◆ **What you should do**: Retype the opening lines of the listing below, ending with the line that contains "from matplotlib.ticker import MultipleLocator", and leave out any pictures.

-- Supplied material start --

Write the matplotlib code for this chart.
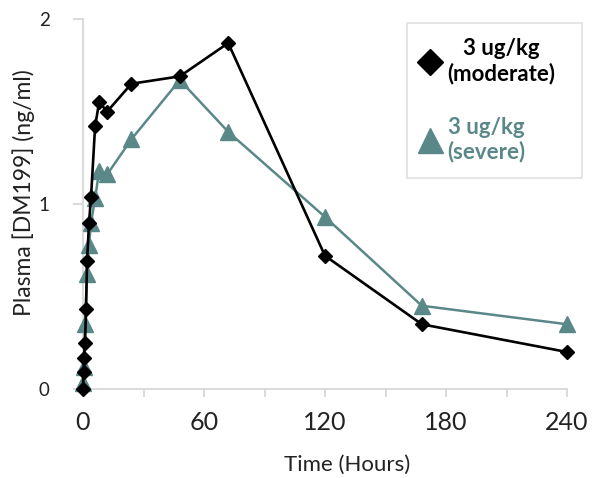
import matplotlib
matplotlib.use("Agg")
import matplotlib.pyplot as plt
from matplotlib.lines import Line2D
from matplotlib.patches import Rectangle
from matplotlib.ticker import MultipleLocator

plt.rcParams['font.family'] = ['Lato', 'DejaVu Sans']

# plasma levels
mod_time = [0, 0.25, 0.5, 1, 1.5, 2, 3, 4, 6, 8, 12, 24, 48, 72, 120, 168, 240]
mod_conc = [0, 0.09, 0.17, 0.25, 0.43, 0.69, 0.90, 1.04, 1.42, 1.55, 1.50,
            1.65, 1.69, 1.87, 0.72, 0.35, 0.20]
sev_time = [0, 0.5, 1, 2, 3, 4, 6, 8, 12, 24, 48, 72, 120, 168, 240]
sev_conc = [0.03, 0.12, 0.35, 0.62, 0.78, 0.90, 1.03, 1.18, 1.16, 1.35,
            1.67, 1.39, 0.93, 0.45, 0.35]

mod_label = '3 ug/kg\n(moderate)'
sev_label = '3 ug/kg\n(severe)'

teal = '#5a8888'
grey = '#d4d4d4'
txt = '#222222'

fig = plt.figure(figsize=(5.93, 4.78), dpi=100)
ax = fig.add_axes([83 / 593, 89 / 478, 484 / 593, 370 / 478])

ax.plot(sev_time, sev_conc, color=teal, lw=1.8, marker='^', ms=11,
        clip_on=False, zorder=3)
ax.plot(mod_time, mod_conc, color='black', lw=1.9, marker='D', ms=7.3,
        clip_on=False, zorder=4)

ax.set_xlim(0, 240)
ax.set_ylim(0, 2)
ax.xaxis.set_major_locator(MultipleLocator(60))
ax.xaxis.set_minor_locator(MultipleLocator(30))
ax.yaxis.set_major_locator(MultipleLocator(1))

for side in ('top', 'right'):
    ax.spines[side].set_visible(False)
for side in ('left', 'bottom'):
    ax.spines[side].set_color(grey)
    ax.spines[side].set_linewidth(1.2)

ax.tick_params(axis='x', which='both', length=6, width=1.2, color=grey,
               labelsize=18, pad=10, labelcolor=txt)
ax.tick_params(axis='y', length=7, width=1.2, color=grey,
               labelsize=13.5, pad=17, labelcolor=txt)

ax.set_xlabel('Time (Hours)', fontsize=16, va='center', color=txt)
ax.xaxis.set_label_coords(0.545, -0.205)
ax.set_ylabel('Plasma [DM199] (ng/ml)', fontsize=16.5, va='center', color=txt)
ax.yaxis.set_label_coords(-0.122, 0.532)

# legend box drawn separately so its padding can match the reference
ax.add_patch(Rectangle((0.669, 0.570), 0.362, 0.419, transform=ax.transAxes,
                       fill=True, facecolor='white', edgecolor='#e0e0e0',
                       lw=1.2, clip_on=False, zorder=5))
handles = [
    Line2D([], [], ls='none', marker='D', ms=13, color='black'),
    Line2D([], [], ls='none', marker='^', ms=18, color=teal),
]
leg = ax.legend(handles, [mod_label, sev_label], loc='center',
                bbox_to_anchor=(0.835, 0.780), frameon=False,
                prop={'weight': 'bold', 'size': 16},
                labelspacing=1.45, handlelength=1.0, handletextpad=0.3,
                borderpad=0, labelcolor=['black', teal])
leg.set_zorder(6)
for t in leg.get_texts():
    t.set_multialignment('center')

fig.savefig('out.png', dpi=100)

-- Supplied material end --

◆ **Problem solution**:
Write the matplotlib code for this chart.
import matplotlib
matplotlib.use("Agg")
import matplotlib.pyplot as plt
from matplotlib.lines import Line2D
from matplotlib.patches import Rectangle
from matplotlib.ticker import MultipleLocator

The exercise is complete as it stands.